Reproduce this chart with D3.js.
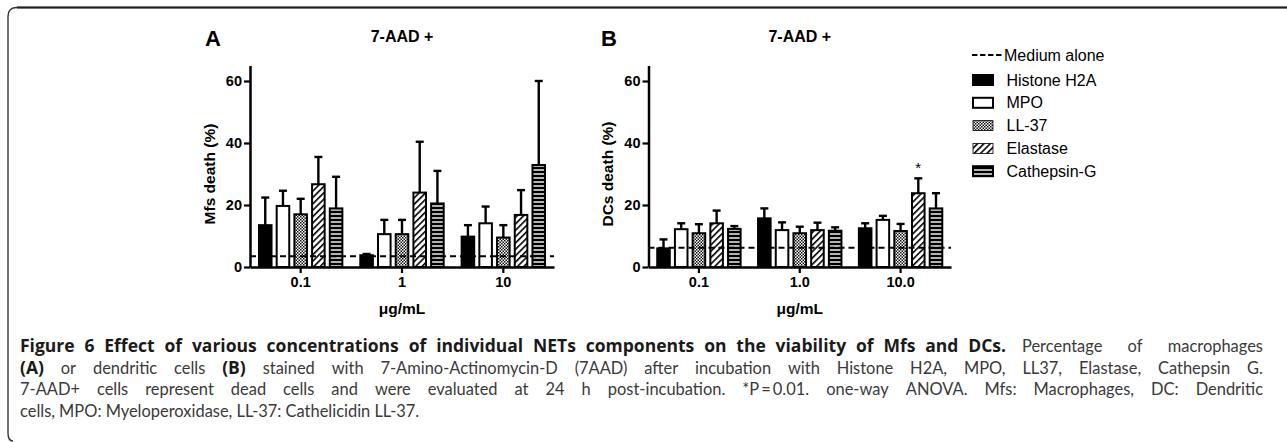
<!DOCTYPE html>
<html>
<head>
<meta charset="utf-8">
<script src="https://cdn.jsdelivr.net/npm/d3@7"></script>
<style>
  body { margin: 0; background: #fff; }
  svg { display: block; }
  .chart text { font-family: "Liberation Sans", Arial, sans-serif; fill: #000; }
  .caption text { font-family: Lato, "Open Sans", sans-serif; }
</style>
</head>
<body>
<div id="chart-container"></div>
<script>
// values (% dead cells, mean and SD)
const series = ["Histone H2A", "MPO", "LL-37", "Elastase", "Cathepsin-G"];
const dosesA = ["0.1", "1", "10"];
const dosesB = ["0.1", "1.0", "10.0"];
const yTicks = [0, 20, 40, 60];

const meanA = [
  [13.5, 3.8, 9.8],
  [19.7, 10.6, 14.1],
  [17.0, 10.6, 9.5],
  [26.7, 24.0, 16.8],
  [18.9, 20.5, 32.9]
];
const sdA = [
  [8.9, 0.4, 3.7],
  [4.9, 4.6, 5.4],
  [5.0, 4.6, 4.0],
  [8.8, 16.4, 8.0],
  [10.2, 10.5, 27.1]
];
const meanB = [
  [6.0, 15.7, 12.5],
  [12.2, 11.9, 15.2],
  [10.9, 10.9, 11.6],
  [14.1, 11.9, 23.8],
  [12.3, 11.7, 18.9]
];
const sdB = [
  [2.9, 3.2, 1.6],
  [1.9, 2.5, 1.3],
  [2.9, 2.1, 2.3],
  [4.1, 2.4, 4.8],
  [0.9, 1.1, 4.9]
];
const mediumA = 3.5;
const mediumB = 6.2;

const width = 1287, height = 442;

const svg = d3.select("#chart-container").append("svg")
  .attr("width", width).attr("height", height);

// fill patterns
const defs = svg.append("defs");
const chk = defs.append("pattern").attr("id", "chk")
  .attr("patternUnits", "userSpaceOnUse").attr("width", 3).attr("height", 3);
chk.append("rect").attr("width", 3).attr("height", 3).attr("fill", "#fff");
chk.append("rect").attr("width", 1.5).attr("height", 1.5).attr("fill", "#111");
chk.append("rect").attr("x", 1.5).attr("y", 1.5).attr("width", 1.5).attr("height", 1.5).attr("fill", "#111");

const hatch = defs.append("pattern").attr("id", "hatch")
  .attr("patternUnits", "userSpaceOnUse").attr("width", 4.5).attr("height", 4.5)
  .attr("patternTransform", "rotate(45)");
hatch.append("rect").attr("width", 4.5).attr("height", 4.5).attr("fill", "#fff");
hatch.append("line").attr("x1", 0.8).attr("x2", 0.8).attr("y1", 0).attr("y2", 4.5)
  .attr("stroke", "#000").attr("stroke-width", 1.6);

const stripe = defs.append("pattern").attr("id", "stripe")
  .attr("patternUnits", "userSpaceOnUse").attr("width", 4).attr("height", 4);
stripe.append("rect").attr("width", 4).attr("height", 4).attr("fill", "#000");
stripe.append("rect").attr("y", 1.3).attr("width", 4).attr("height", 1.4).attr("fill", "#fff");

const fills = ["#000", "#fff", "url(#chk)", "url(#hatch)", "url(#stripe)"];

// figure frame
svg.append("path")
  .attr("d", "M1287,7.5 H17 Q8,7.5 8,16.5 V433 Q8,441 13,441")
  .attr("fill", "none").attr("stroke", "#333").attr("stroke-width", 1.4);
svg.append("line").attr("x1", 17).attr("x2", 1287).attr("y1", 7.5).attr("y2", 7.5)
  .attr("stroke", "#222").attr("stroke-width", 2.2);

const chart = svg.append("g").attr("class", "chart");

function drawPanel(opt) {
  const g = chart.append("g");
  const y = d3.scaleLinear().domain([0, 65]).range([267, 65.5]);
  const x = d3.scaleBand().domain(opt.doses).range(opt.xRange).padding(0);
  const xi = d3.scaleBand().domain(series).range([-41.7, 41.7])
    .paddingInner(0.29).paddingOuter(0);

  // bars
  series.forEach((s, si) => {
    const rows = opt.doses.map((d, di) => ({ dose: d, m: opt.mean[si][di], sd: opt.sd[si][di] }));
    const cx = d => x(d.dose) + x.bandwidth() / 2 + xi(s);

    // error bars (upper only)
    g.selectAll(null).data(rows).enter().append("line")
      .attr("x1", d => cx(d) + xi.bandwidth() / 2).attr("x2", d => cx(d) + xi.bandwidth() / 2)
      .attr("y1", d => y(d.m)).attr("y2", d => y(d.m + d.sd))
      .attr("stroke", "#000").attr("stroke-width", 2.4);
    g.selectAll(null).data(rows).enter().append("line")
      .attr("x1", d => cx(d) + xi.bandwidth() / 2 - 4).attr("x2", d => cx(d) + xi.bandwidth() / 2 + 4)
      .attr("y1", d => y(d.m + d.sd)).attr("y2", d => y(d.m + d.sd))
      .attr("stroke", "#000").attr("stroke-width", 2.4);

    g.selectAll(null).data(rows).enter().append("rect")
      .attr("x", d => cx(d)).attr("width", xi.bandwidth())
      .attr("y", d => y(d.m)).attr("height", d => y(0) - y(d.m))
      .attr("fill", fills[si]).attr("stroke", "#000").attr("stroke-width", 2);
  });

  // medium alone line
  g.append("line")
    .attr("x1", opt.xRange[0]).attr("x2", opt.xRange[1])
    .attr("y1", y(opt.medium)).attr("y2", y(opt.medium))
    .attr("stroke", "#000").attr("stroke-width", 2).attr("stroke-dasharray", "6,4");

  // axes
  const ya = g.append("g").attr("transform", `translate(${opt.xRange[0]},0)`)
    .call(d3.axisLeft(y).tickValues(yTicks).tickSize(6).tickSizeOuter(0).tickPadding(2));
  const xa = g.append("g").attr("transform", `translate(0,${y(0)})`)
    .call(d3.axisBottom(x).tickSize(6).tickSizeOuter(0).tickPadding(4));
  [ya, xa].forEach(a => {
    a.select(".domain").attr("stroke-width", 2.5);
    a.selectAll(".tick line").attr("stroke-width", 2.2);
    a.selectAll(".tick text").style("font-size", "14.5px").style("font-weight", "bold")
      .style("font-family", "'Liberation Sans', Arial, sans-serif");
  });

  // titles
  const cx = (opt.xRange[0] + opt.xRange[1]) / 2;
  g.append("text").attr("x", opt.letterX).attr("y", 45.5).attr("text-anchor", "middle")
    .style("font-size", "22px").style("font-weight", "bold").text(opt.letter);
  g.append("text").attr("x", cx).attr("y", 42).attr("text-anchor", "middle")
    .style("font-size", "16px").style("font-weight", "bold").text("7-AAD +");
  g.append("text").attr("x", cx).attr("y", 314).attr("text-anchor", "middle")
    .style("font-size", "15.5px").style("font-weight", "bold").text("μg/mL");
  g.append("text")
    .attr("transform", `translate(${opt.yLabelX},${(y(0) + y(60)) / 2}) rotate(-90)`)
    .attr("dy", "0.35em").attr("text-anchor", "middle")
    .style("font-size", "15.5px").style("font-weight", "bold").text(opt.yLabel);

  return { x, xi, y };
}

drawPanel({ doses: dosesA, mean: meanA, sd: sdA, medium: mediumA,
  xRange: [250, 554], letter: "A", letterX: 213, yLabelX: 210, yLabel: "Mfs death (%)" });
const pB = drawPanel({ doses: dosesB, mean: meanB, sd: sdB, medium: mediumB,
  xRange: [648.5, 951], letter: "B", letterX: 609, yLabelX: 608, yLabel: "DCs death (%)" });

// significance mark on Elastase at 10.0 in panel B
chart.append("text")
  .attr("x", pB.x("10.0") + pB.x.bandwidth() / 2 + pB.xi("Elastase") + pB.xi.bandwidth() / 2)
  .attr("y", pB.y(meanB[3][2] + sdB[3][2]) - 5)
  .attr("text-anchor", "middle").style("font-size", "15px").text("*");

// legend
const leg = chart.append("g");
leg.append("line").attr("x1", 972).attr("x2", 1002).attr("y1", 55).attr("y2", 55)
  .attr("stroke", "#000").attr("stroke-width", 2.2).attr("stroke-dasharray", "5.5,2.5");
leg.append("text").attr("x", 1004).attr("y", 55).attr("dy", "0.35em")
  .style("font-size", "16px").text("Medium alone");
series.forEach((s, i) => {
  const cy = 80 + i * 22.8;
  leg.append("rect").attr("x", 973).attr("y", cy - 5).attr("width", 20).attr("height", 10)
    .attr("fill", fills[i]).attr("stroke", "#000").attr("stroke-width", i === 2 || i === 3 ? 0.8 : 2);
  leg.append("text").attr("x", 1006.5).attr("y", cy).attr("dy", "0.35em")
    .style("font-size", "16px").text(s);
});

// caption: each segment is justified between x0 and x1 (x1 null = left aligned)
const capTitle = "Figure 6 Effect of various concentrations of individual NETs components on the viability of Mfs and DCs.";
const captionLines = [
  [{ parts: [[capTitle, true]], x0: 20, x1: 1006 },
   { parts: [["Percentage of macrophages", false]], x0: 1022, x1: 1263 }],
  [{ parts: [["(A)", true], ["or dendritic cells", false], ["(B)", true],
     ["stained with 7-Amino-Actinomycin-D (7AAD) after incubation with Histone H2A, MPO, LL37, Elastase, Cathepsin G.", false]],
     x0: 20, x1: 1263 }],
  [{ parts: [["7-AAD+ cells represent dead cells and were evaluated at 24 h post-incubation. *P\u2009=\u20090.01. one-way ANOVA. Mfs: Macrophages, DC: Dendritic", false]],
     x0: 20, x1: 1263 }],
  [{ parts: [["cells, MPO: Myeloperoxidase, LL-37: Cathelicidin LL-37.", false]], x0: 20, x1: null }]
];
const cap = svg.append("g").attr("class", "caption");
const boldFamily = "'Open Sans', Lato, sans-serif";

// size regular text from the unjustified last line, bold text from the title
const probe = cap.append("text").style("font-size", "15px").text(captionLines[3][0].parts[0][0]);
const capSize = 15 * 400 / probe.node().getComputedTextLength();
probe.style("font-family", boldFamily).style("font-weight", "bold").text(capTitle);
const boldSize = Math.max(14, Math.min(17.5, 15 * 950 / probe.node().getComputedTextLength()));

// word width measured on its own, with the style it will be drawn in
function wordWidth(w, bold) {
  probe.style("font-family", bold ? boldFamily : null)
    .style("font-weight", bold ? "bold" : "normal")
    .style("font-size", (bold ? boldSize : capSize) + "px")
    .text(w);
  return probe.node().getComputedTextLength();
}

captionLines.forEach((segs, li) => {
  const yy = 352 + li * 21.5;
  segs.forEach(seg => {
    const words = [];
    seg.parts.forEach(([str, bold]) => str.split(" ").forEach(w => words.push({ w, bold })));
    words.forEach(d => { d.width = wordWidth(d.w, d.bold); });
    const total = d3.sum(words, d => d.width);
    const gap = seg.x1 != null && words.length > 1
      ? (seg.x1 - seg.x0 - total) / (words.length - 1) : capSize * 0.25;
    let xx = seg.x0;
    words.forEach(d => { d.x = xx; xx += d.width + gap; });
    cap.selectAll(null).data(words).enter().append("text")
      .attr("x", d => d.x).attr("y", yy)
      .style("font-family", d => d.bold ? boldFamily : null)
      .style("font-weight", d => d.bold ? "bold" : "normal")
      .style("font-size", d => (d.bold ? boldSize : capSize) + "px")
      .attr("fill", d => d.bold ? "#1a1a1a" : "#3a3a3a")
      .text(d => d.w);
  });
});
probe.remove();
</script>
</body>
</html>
□ □ □
Leave out any pictures and return exactly the lines from the beginning of the data through the line with "const yTicks = [0, 20, 40, 60];", inclusive.

Reproduce this chart with D3.js.
<!DOCTYPE html>
<html>
<head>
<meta charset="utf-8">
<script src="https://cdn.jsdelivr.net/npm/d3@7"></script>
<style>
  body { margin: 0; background: #fff; }
  svg { display: block; }
  .chart text { font-family: "Liberation Sans", Arial, sans-serif; fill: #000; }
  .caption text { font-family: Lato, "Open Sans", sans-serif; }
</style>
</head>
<body>
<div id="chart-container"></div>
<script>
// values (% dead cells, mean and SD)
const series = ["Histone H2A", "MPO", "LL-37", "Elastase", "Cathepsin-G"];
const dosesA = ["0.1", "1", "10"];
const dosesB = ["0.1", "1.0", "10.0"];
const yTicks = [0, 20, 40, 60];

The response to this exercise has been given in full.